§ **Challenge**
Give the lines of the material verbatim, from the first line to the line with "ax = fig.add_axes([72", including both.

§ **Dataset extract**
## BEGIN
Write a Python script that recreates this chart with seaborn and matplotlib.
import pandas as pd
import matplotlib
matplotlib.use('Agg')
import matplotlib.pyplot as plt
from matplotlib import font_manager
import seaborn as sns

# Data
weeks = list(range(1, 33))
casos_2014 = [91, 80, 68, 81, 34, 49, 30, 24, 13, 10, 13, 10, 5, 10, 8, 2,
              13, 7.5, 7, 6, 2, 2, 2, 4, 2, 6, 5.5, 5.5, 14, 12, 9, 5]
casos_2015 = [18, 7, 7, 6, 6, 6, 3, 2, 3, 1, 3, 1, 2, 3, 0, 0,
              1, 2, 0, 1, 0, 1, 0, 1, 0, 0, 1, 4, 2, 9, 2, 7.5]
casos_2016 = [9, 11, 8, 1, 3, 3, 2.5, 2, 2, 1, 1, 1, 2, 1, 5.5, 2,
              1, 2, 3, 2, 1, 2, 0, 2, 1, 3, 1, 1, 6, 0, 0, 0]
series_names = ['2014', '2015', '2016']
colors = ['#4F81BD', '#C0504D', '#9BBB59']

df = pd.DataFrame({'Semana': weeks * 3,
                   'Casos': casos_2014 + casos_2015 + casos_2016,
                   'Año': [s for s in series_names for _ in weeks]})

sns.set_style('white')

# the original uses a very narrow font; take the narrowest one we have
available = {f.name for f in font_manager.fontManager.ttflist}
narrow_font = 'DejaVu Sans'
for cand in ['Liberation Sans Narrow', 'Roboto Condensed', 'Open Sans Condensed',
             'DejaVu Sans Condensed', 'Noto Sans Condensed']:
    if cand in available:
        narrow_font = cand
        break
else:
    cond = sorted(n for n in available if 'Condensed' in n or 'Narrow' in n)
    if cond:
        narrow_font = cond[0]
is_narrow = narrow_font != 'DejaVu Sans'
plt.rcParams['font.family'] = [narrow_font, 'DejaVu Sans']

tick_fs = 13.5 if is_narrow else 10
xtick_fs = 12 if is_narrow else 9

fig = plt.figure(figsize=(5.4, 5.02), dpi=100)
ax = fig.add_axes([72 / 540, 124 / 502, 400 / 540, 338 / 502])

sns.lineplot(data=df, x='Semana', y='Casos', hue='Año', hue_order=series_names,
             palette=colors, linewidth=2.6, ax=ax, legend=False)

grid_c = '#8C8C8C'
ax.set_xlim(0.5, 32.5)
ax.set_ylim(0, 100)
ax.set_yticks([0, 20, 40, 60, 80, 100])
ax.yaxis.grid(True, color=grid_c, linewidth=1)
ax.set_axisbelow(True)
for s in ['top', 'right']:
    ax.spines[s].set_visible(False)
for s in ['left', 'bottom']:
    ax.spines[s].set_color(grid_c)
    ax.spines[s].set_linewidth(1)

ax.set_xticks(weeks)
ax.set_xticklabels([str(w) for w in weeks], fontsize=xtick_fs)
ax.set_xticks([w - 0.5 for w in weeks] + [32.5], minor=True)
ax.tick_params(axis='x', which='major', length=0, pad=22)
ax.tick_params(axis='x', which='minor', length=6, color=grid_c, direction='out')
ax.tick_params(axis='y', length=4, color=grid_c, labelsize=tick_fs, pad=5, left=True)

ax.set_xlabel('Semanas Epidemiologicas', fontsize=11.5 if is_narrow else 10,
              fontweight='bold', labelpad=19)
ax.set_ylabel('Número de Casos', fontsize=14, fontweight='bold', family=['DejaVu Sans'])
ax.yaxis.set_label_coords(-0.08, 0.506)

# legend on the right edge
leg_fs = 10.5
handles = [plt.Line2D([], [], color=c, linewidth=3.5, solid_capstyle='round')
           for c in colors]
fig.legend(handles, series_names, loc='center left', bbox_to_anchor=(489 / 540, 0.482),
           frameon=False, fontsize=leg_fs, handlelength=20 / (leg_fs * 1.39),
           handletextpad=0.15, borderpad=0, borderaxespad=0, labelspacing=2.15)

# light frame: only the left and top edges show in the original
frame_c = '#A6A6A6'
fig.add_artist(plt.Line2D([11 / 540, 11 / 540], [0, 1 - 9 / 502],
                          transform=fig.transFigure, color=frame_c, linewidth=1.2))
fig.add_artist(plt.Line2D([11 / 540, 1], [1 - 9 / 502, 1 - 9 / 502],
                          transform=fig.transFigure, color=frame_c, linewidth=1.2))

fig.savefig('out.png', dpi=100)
## END
§ **Exercise result**
Write a Python script that recreates this chart with seaborn and matplotlib.
import pandas as pd
import matplotlib
matplotlib.use('Agg')
import matplotlib.pyplot as plt
from matplotlib import font_manager
import seaborn as sns

# Data
weeks = list(range(1, 33))
casos_2014 = [91, 80, 68, 81, 34, 49, 30, 24, 13, 10, 13, 10, 5, 10, 8, 2,
              13, 7.5, 7, 6, 2, 2, 2, 4, 2, 6, 5.5, 5.5, 14, 12, 9, 5]
casos_2015 = [18, 7, 7, 6, 6, 6, 3, 2, 3, 1, 3, 1, 2, 3, 0, 0,
              1, 2, 0, 1, 0, 1, 0, 1, 0, 0, 1, 4, 2, 9, 2, 7.5]
casos_2016 = [9, 11, 8, 1, 3, 3, 2.5, 2, 2, 1, 1, 1, 2, 1, 5.5, 2,
              1, 2, 3, 2, 1, 2, 0, 2, 1, 3, 1, 1, 6, 0, 0, 0]
series_names = ['2014', '2015', '2016']
colors = ['#4F81BD', '#C0504D', '#9BBB59']

df = pd.DataFrame({'Semana': weeks * 3,
                   'Casos': casos_2014 + casos_2015 + casos_2016,
                   'Año': [s for s in series_names for _ in weeks]})

sns.set_style('white')

# the original uses a very narrow font; take the narrowest one we have
available = {f.name for f in font_manager.fontManager.ttflist}
narrow_font = 'DejaVu Sans'
for cand in ['Liberation Sans Narrow', 'Roboto Condensed', 'Open Sans Condensed',
             'DejaVu Sans Condensed', 'Noto Sans Condensed']:
    if cand in available:
        narrow_font = cand
        break
else:
    cond = sorted(n for n in available if 'Condensed' in n or 'Narrow' in n)
    if cond:
        narrow_font = cond[0]
is_narrow = narrow_font != 'DejaVu Sans'
plt.rcParams['font.family'] = [narrow_font, 'DejaVu Sans']

tick_fs = 13.5 if is_narrow else 10
xtick_fs = 12 if is_narrow else 9

fig = plt.figure(figsize=(5.4, 5.02), dpi=100)
ax = fig.add_axes([72 / 540, 124 / 502, 400 / 540, 338 / 502])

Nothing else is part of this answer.